25 mai 2014

Les Yeux jaunes des crocodiles

Je cherchais un film à aller voir. Tiens, Les Yeux jaunes des crocodiles. Drôle de titre ! Avec Emmanuelle Béart et Julie Depardieu. Un duo tentant. La bande annonce est plutôt séduisante. Et on y parle de livres et d'auteurs. Banco !

Ce que j'aime, c'est inverser la démarche habituelle : lire le livre qui a inspiré un film après avoir vu le film. La plupart du temps, cette lecture permet d'approfondir la psychologie des personnages, de découvrir des rebondissements que le script n'a pas pu traiter pour cause de durée limitée. Ça semble être le cas ici : le film durait 2 heures, le livre a plus de 600 pages, une dizaine d'heures de lecture en perspective.

Il me faudra 200 pages pour m'habituer au style de Katherine Pancol. J'ai appris en achetant l'édition Livre de Poche que le roman a été un best-seller. Je n'ai aucune prévention à l'égard des best-sellers. Ce serait de mauvais goût, pour quelqu'un qui exerce une activité d'éditeur – à tout le moins de la mauvaise foi. Il est utile et instructif de lire un roman qui a séduit des dizaines de milliers de lectrices et lecteurs.
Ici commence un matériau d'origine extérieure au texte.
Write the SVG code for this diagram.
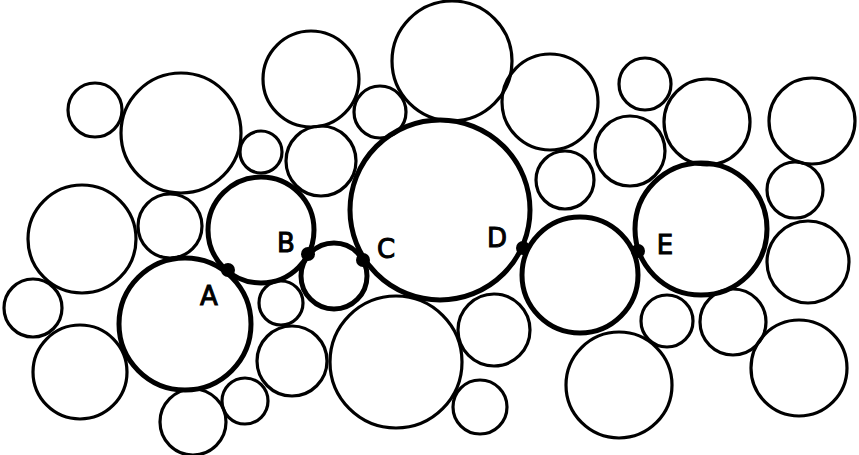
<svg xmlns="http://www.w3.org/2000/svg" width="859" height="455" viewBox="0 0 859 455">
<style>
.c{fill:none;stroke:#000;stroke-width:3.2}
.t{fill:none;stroke:#000;stroke-width:5}
.d{fill:#000}
.l{font-family:"DejaVu Sans","Liberation Sans",sans-serif;font-size:26px;fill:#000;stroke:#000;stroke-width:1;text-anchor:middle}
</style>
<rect width="859" height="455" fill="#fff"/>
<g id="particles">
<circle id="p1" class="c" cx="95" cy="110" r="27"/>
<circle id="p2" class="c" cx="181" cy="133" r="60"/>
<circle id="p3" class="c" cx="261" cy="152" r="21"/>
<circle id="p4" class="c" cx="311" cy="79" r="48"/>
<circle id="p5" class="c" cx="380" cy="112" r="26"/>
<circle id="p6" class="c" cx="452" cy="61" r="60"/>
<circle id="p7" class="c" cx="550" cy="102" r="48"/>
<circle id="p8" class="c" cx="321" cy="161" r="35"/>
<circle id="p10" class="c" cx="565" cy="180" r="29"/>
<circle id="p11" class="c" cx="645" cy="84" r="26"/>
<circle id="p12" class="c" cx="630" cy="151" r="35"/>
<circle id="p13" class="c" cx="707" cy="122" r="43"/>
<circle id="p14" class="c" cx="812" cy="121" r="43"/>
<circle id="p15" class="c" cx="795" cy="190" r="28"/>
<circle id="p17" class="c" cx="808" cy="262" r="41"/>
<circle id="p19" class="c" cx="667" cy="321" r="26"/>
<circle id="p20" class="c" cx="733" cy="322" r="33"/>
<circle id="p21" class="c" cx="799" cy="368" r="48"/>
<circle id="p22" class="c" cx="619" cy="385" r="53"/>
<circle id="p23" class="c" cx="82" cy="239" r="54"/>
<circle id="p24" class="c" cx="170" cy="226" r="32"/>
<circle id="p26" class="c" cx="33" cy="308" r="29"/>
<circle id="p28" class="c" cx="80" cy="372" r="47"/>
<circle id="p29" class="c" cx="193" cy="422" r="33"/>
<circle id="p30" class="c" cx="245" cy="401" r="23"/>
<circle id="p31" class="c" cx="281" cy="303" r="22"/>
<circle id="p33" class="c" cx="292" cy="361" r="35"/>
<circle id="p34" class="c" cx="396" cy="362" r="66"/>
<circle id="p35" class="c" cx="494" cy="330" r="36"/>
<circle id="p36" class="c" cx="480" cy="407" r="27"/>
</g>
<g id="chain">
<circle id="p27" class="t" cx="185" cy="324" r="66"/>
<circle id="p25" class="t" cx="261" cy="230" r="53"/>
<circle id="p32" class="t" cx="334" cy="276" r="33"/>
<circle id="p9" class="t" cx="440" cy="210" r="90"/>
<circle id="p18" class="t" cx="580" cy="275" r="58"/>
<circle id="p16" class="t" cx="701" cy="229" r="66"/>
</g>
<g id="contacts">
<circle class="d" cx="228" cy="270" r="7"/>
<circle class="d" cx="308" cy="254" r="7"/>
<circle class="d" cx="363" cy="260" r="7"/>
<circle class="d" cx="523" cy="248" r="7"/>
<circle class="d" cx="638" cy="251" r="7"/>
</g>
<g id="labels">
<text class="l" x="209" y="305">A</text>
<text class="l" x="286" y="252">B</text>
<text class="l" x="386" y="258">C</text>
<text class="l" x="497" y="247">D</text>
<text class="l" x="665" y="254">E</text>
</g>
</svg>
La façon de raconter la vie de cette galerie de personnages est toute particulière. Tandis que la romancière relate les faits, elle entrecoupe sans cesse son texte des pensées de chacune et chacun. Et ce sans aucune rupture typographique. Un indice : quand on passe du passé simple (relation de l'histoire) au présent, c'est qu'il s'agit de pensées. Il faut s'y habituer. D'autant que les pensées, c'est bavard, si l'on peut dire. D'où les 600 pages. Mais j'ai accroché, même en connaissant le scénario. Donc, chapeau à l'auteure.

Curieusement, à part une ou deux péripéties secondaires, on n'apprend rien de plus que ce que le film montrait en images. Les personnalités de Joséphine, Iris, Hortense, Philippe, Marcel, sont encore plus caricaturales que dans le long métrage. J'ai aussi eu souvent l'impression que la romancière n'aimait pas ses personnages, alors qu'elle clame le contraire. Joséphine est beaucoup plus "mollassonne" que son interprétation par Julie Depardieu, subtile et attachante. Et Katherine Pancol ne semble la considérer qu'à partir du moment où l'argent rentre sur son compte en banque, et qu'elle devient capable d'en gagner. Un état d'esprit très anglo-saxon, ai-je trouvé. Même chose pour l'irritante Hortense (la paire de claques qu'elle reçoit dans le film avait déclenché l'enthousiasme de spectatrices dans la salle). Dans le roman, l'adolescente prétentieuse du film se transforme en machiavélique séductrice. Iris, toujours dans le roman, est carrément sacrifiée. Pas de pitié pour les perdantes ! Ni au début, quand c'est Joséphine, ni à la fin, quand c'est au tour de sa sœur.

Et, en dépit de relectures certainement précises et attentives, quelques clichés ne manquent pas de se répéter. Difficile d'échapper à nos “expressions préférées” quand nous écrivons. Katherine Pancol est adepte de deux expressions très datées. “Battre froid”, d'abord, utilisé une demi-douzaine de fois au moins, y compris dans les dialogues : “Je ne sais pas ce qu'il a, il me bat froid”. Et le “fait aux pattes”, répété une vingtaine de fois, non sans une certaine gourmandise.

Il reste une satire assez drôle du monde des médias et de l'édition. Dans cette histoire, un éditeur est capable de faire une avance de plusieurs milliers d'euros à la seule lecture des 20 premières pages d'une ébauche de roman. Il a du nez, cet homme. Et de la trésorerie ! Ne rêvez pas, chers auteur(e)s qui me lisez, je n'en ai pas (encore !) les moyens !

En bonus : un extrait des remerciements placés par l'auteure en fin de volume, selon un usage d'origine anglo-saxonne. Il mériterait de figurer dans une anthologie du genre.


À noter une coquille typographique typique, qui provient du traitement de texte Word. Quand on saisit un point d'exclamation, Word ajoute une espace juste avant. D'où l'espace entre la parenthèse ouvrante et le premier point d'exclamation, qui n'a pas lieu d'être… Quant au nombre de points d'exclamation, un seul aurait suffi, le fait de naître à Megève n'étant pas si extraordinaire (!!!!).